The ministers elected Nigerian Minister of State for Environment, Housing and Urban Development, Chief Chuka Odom, as the new Chairperson of AMCHUD, a position which will be jointly held with the Minister of Housing of the Republic of South Africa as the Co-chair. The Secretariat of the organization will remain in South Africa.
“The crisis in sub-prime mortgage lending in the USA has caught that mighty country by surprise, and has already unleashed a negative contagion throughout a number of developing countries, leaving behind ruined capital markets, destroyed financial stability within households and financial institutions alike, and messed up productive assets,” the Chief said. “Rising prices of food and fuel are increasingly eroding the gains achieved in the last decade, exacerbating the plight of the urban poor, and posing a great challenge for urban management.”

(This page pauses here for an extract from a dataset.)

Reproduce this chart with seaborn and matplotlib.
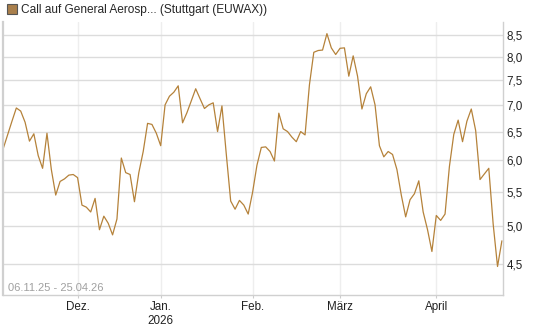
import numpy as np
import pandas as pd
import matplotlib
matplotlib.use('Agg')
import matplotlib.pyplot as plt
from matplotlib.ticker import FixedLocator, FixedFormatter, NullLocator
from matplotlib.lines import Line2D
import seaborn as sns

#-------------------------------------------------------
# data (one value per EUWAX trading day)
start_date = '2025-11-06'
end_date = '2026-04-24'
holidays = ['2025-12-24', '2025-12-25', '2025-12-26', '2025-12-31',
            '2026-01-01', '2026-04-03', '2026-04-06']
prices = [6.20, 6.44, 6.69, 6.94, 6.88, 6.67, 6.33, 6.46, 6.08, 5.87,
          6.47, 5.85, 5.45, 5.66, 5.70, 5.76, 5.77, 5.72, 5.30, 5.27,
          5.20, 5.40, 4.95, 5.14, 5.04, 4.88, 5.10, 6.04, 5.80, 5.77,
          5.35, 5.80, 6.15, 6.65, 6.63, 6.47, 6.25, 7.00, 7.17, 7.25,
          7.38, 6.66, 6.85, 7.08, 7.32, 7.12, 6.93, 7.00, 7.04, 6.50,
          6.98, 6.10, 5.36, 5.24, 5.37, 5.30, 5.17, 5.49, 5.92, 6.22,
          6.23, 6.15, 5.99, 6.84, 6.55, 6.50, 6.40, 6.32, 6.50, 6.44,
          7.40, 8.10, 8.14, 8.15, 8.53, 8.20, 8.05, 8.19, 8.20, 7.58,
          8.02, 7.58, 6.92, 7.22, 7.36, 7.00, 6.25, 6.06, 6.15, 6.10,
          5.85, 5.45, 5.13, 5.38, 5.47, 5.67, 5.20, 4.95, 4.66, 5.15,
          5.08, 5.17, 5.90, 6.45, 6.71, 6.32, 6.69, 6.92, 6.52, 5.69,
          5.78, 5.87, 5.03, 4.47, 4.80]
y_ticks = [4.5, 5.0, 5.5, 6.0, 6.5, 7.0, 7.5, 8.0, 8.5]
month_labels = ['Dez.', 'Jan.\n2026', 'Feb.', 'März', 'April']
series_name = 'Call auf General Aerosp... (Stuttgart (EUWAX))'
range_text = '06.11.25 - 25.04.26'

#-------------------------------------------------------
def main():
    days = pd.bdate_range(start_date, end_date, freq='C', holidays=holidays)
    df = pd.DataFrame({'day': days[:len(prices)], 'price': prices})
    df['idx'] = np.arange(len(df))

    # first trading day of every new month
    month = df['day'].dt.to_period('M')
    first = df.loc[month != month.shift(), 'idx'].tolist()[1:]

    sns.set_style('white')
    plt.rcParams['font.family'] = ['Liberation Sans', 'DejaVu Sans']

    fig = plt.figure(figsize=(5.45, 3.27), dpi=100)
    ax = fig.add_axes([3 / 545, 32 / 327, 500 / 545, 273 / 327])

    line_color = '#B5823A'
    sns.lineplot(data=df, x='idx', y='price', ax=ax, color=line_color,
                 linewidth=0.9)

    ax.set_yscale('log')
    ax.set_ylim(4.13, 8.81)
    ax.set_xlim(-0.05, len(df) - 1 + 0.25)
    ax.yaxis.set_major_locator(FixedLocator(y_ticks))
    ax.yaxis.set_major_formatter(FixedFormatter(
        [f'{v:.1f}'.replace('.', ',') for v in y_ticks]))
    ax.yaxis.set_minor_locator(NullLocator())
    ax.yaxis.tick_right()
    ax.set_xticks(first)
    ax.set_xticklabels(month_labels)
    ax.set_xlabel('')
    ax.set_ylabel('')

    ax.grid(axis='y', color='#dcdcdc', linewidth=1.0)
    ax.grid(axis='x', color='#eeeeee', linewidth=1.0)
    ax.set_axisbelow(True)
    ax.tick_params(axis='y', length=0, pad=2.5, labelsize=8.4, colors='#222222')
    ax.tick_params(axis='x', length=2.5, width=0.8, color='#cccccc', pad=2,
                   labelsize=8.4, labelcolor='#222222', bottom=True)
    ax.spines['top'].set_visible(False)
    for side in ['left', 'right', 'bottom']:
        ax.spines[side].set_color('#d0d0d0')
        ax.spines[side].set_linewidth(1.0)
    ax.spines['left'].set_linewidth(1.6)

    ax.text(0.009, 0.025, range_text, transform=ax.transAxes, fontsize=8.0,
            color='#a0a0a0', va='center', ha='left')

    handle = Line2D([], [], marker='s', linestyle='', markersize=6.5,
                    markerfacecolor='#A97F4C', markeredgecolor='#555555',
                    markeredgewidth=0.8)
    fig.legend([handle], [series_name], loc='upper left',
               bbox_to_anchor=(0.005, 1.0), frameon=False, fontsize=8.6,
               handlelength=0.8, handletextpad=0.35, borderaxespad=0.15,
               borderpad=0.2)

    fig.savefig('out.png', dpi=100)


#-------------------------------------------------------
if __name__ == '__main__':
    main()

The Abuja summit of Housing Ministers will address the difficulties of overcoming the finance and resource challenges for sustainable housing and urban development.

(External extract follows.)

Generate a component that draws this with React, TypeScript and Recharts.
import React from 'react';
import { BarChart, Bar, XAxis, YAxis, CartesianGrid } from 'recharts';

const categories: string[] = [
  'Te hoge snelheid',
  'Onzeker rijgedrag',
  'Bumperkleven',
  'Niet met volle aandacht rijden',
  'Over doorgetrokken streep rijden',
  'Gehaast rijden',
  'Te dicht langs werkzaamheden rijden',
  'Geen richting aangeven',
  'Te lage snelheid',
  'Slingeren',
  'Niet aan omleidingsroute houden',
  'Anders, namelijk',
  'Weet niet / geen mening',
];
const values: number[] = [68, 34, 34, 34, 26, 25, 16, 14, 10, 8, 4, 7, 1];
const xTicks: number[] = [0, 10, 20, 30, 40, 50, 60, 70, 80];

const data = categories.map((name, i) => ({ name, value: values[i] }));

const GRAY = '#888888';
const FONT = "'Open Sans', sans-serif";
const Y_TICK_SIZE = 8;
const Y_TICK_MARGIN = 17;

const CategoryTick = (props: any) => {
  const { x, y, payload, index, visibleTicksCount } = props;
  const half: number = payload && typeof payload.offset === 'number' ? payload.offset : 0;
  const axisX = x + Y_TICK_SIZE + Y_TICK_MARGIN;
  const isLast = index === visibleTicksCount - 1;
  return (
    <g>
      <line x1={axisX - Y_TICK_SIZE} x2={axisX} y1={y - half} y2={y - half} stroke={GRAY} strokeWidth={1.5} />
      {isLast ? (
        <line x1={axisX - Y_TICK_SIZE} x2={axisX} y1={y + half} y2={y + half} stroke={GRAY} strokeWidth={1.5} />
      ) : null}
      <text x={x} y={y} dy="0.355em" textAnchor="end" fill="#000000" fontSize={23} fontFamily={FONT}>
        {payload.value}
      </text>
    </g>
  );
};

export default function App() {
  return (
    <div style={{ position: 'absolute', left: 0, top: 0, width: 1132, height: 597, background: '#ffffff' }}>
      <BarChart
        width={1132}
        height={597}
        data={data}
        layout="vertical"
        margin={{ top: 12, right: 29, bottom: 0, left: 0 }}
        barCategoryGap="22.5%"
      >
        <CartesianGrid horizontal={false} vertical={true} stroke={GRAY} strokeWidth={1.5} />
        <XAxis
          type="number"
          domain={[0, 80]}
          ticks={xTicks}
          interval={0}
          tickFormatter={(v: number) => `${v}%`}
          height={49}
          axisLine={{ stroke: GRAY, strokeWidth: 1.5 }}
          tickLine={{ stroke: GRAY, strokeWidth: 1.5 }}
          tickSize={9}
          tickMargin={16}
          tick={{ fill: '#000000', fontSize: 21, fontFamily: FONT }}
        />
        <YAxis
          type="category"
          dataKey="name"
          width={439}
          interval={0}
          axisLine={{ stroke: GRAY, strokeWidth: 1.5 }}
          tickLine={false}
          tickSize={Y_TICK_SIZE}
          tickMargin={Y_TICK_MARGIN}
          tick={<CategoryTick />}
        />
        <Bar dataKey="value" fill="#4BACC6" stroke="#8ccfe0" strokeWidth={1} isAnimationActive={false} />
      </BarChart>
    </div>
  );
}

The UN Millennium Project estimates that upgrading slums and meeting Goal 7, Target 11 of the Millennium Development Goals on improving the lives of 100 million slum dwellers by 2020 while also preventing the formation of new slums will require investing USD 4.2 billion per year or USD 440 per person over the period of 2005 to 2020.
Most of the funding for slum upgrading will come from subsidies, loans, savings and self-help, donor contributions.
UN-HABITAT’s Executive Director, Mrs. Anna Tibaijuka said in a keynote address at the opening session that the world was now passing through a crises of food, energy and housing so serious that there had been riots and protests in developing countries.
She said recent experiences of the United States and Europe should provide useful lessons to African policy makers on the importance of political will as well as on the power of the housing sector and its inter linkages with other critical areas of socio economic development.
She said: “The lesson for Africa is first, to take note of the important role of government in the sector of housing and urban development. In the case of the African region, it is not always guaranteed that these portfolios would get the attention they deserve.
“The second lesson is the need to build institutions, including government supported enterprises, and to build requisite capacities for resource mobilization, including facilitating access to critical resources like land.
“The housing and urban development sectors cannot just be left to the market without supportive institutions, without appropriate regulations and regulators. There is no place where such a laissez faire has policy has worked. And if laissez faire has not worked in the developed nations who pay serious attention to the sector, why should Africa be the exception.”
She also used the occasion of her visit to beef up the agency's bilateral ties with Nigeria.